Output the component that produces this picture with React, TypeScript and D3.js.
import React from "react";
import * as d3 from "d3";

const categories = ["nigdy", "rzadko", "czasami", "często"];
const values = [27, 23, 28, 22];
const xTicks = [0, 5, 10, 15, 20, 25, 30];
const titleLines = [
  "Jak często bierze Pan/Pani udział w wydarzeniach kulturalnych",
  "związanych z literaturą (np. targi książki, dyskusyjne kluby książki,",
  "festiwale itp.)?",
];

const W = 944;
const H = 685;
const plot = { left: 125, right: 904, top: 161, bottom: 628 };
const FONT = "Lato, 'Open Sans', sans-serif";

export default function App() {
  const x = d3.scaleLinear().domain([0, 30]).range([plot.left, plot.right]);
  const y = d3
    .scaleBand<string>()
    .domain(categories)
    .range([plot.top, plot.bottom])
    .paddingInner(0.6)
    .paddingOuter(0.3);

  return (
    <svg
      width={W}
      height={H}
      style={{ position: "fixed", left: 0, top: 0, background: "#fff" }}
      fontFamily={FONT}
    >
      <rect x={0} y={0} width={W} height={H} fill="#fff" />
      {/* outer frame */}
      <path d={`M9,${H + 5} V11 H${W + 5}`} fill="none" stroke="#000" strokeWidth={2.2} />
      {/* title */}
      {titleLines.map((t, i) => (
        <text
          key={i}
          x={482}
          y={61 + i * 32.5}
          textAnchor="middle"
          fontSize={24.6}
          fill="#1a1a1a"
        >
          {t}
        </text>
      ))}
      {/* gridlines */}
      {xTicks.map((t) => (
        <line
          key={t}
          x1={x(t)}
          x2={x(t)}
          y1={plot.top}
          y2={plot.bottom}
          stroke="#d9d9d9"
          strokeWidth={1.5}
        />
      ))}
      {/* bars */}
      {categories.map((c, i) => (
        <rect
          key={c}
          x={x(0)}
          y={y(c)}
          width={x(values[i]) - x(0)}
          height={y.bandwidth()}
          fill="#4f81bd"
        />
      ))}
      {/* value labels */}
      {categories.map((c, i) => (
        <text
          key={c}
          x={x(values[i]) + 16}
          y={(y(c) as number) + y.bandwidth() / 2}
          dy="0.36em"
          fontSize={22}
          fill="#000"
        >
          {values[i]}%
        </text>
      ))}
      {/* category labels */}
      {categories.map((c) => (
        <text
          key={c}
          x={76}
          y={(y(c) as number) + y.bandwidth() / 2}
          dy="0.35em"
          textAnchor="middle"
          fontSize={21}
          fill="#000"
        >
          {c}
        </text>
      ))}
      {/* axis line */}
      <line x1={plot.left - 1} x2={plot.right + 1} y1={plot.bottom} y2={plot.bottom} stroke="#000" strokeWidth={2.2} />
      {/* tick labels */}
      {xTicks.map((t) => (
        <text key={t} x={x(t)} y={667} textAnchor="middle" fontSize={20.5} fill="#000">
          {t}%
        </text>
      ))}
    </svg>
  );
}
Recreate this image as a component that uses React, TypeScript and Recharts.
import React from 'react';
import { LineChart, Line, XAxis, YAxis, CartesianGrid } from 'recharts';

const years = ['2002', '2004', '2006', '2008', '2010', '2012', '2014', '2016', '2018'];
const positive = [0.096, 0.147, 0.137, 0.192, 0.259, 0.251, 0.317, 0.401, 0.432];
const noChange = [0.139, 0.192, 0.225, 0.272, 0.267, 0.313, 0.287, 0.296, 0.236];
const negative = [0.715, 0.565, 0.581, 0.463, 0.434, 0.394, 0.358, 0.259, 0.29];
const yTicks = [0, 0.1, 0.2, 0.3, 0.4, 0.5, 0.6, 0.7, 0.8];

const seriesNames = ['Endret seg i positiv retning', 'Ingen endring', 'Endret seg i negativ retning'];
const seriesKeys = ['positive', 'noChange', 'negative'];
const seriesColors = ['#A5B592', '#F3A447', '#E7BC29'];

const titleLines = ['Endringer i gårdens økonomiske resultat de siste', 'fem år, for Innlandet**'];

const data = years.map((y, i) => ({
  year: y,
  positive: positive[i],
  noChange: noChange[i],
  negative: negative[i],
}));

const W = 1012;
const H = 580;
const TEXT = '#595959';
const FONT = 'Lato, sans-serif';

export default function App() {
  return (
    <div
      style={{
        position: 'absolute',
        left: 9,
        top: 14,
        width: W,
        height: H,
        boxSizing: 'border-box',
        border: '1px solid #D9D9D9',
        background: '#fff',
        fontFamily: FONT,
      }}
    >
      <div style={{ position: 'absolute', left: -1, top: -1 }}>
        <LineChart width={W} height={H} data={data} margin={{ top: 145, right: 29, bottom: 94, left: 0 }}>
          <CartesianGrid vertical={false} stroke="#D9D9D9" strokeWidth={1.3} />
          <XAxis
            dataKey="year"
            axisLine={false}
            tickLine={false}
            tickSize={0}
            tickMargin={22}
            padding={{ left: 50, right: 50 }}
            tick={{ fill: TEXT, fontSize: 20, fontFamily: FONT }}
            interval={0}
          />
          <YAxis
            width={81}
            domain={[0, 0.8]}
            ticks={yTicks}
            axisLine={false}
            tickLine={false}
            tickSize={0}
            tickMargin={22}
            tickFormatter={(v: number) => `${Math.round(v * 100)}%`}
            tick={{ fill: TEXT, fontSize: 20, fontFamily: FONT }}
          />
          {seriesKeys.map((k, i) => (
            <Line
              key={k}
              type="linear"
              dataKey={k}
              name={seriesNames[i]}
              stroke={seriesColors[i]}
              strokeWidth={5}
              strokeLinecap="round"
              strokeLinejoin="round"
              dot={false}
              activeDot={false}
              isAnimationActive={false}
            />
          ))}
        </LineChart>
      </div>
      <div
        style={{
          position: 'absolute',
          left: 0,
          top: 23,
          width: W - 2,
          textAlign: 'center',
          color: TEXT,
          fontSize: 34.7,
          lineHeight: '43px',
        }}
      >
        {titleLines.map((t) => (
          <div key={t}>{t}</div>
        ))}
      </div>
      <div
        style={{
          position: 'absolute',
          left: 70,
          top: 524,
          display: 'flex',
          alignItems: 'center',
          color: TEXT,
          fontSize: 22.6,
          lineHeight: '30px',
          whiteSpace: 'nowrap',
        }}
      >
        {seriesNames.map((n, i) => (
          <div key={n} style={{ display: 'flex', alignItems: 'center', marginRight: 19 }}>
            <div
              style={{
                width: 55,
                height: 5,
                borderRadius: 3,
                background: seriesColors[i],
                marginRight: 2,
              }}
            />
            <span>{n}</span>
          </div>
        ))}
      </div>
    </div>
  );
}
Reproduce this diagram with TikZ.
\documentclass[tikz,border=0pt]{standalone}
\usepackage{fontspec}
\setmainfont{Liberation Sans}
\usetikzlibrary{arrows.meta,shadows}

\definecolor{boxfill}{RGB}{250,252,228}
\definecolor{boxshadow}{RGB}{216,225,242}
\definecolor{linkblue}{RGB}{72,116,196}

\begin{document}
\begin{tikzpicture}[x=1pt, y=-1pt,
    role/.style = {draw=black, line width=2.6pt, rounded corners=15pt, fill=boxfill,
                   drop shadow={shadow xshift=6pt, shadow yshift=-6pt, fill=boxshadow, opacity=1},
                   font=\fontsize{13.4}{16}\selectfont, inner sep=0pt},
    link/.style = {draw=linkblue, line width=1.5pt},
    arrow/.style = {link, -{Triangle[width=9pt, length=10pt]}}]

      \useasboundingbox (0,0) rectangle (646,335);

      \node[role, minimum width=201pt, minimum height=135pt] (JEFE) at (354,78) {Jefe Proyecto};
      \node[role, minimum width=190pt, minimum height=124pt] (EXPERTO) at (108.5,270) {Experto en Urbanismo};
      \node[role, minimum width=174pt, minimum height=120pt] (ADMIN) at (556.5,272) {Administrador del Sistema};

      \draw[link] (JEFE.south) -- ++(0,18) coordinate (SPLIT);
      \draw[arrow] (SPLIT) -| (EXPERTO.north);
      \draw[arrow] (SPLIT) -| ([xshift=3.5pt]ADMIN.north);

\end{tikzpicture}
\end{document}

::::::::

In the data above, how many lines contain the string "that"? Answer with the number only.

▸ Written response:
2